Lord Swinfen: Before my noble friend sits down, perhaps I may say that I do not want to make everything costly. I appreciate the point that she made. I also appreciate that local authorities have set up reviews already, but do they set them up when they are either the plaintiff or the defendant in a case?

Baroness Gardner of Parkes: I am unable to answer that specifically. I believe that they do, but someone currently involved in local government might be able to give a more accurate answer.

Baroness Hamwee: I intended to raise a question on that very point. As regards school admissions there are appeals procedures. The local education authority will set up the procedure providing, according to my experience in my own authority, a panel to deal with the appeal. My question to the Minister is this: Is there any other situation where the statute calls for a review, using the term "review"? I share with other Members of the Committee a concern that this matter should be dealt with in a proper, quasi-judicial manner.
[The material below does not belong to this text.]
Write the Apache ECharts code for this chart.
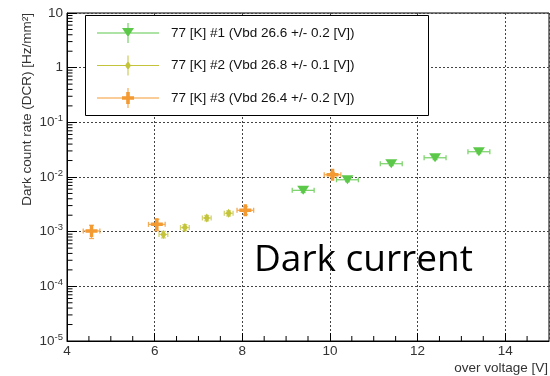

Earl Russell: I listened with care to the noble Baroness, Lady Gardner of Parkes. I take her point about the difficulty of getting people to go through this process. I cannot help feeling that that argument does not help the Bill. Unless we can get people to do the review work, who are independent of local authorities, the whole procedure of the introductory tenancy cannot work at all. That is a conclusion which the Government may wish to resist. The noble Baroness used at one point the phrase, "slow down or snarl up". In my experience it is much more often speed that snarls you up rather than slowness.